Последствия ее страна переживает уже второе десятилетие. Мы получили не обновленный социализм, не конвергенцию и не цивилизованный капитализм, а то, что принято называть «диким» или «бандитским» капитализмом. В этой связи мне часто вспоминается разговор в 1992 году с замечательным американцем Томасом Уотсоном. Во время Второй мировой войны он служил в ВВС США, в том числе перегонял самолеты для нашей армии из США через Аляску, Чукотку и Сибирь на прифронтовые аэродромы. С тех пор он по-доброму относился к нашей стране. После войны он занялся бизнесом и со временем возглавил знаменитую IBM (Интернэшнл бизнесс машин), ставшую пионером в компьютерной индустрии. В свое время журнал «Форчун» назвал его самым преуспевающим капиталистом Америки. А в 1978–1979 годах, в период президентства Картера, Уотсон был послом США в Советском Союзе – с тех пор у меня с ним установились дружественные отношения, и периодически мы виделись и в последующие годы.

Так вот, в том разговоре в 1992 году Уотсон, продолжавший следить за событиями в нашей стране, с горечью сказал мне: «Вы преуспели в дискредитации социализма, хотя в современных капиталистических странах, включая США, начиная с 30-х годов под воздействием Советского Союза появилось немало нововведений социалистического толка. Теперь я боюсь, что вы с не меньшим успехом дискредитируете капитализм». Эти его опасения оправдались с лихвой.

Можно до хрипоты спорить о том, что важнее для человека: свобода слова или дешевая колбаса, о том, приятнее ли человеку умирать от физического и психического истощения, если при этом ему не возбраняется во весь голос проклинать тех, по чьей вине он расстается с жизнью. И каждый из спорящих в чем-то может быть прав. Но есть интегральный вопрос, ответ на который, по-моему, позволяет объективно оценить последний 15-летний период нашей жизни – жизни в целом, не разделяя ее на части (свобода слова, преступность, Чечня, колбаса и т. д.).

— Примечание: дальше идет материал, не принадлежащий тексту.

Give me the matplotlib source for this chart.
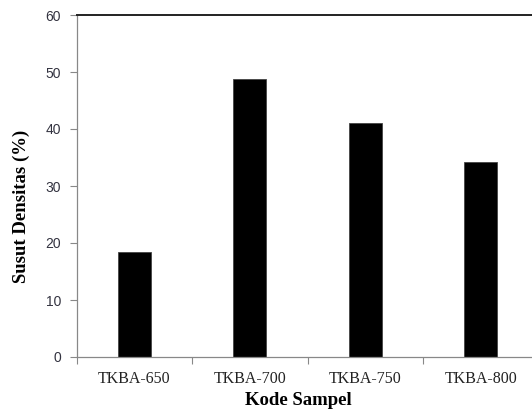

И вот если на вопрос «Улучшилась ли ваша жизнь с 1985 года или ухудшилась?» в конце 2000 года 87 процентов людей отвечало «ухудшилась», то, очевидно, не остается ничего другого, как признать, что сбылось предсказание русского прорицателя Немчины, жившего в XIV веке, о том, что последние 15 лет XX века будут самыми трагическими в истории России. А вот сбудется ли его предсказание, что придет некий «великий гончар» и что Россия при нем вновь возродится, судить будут наши внуки.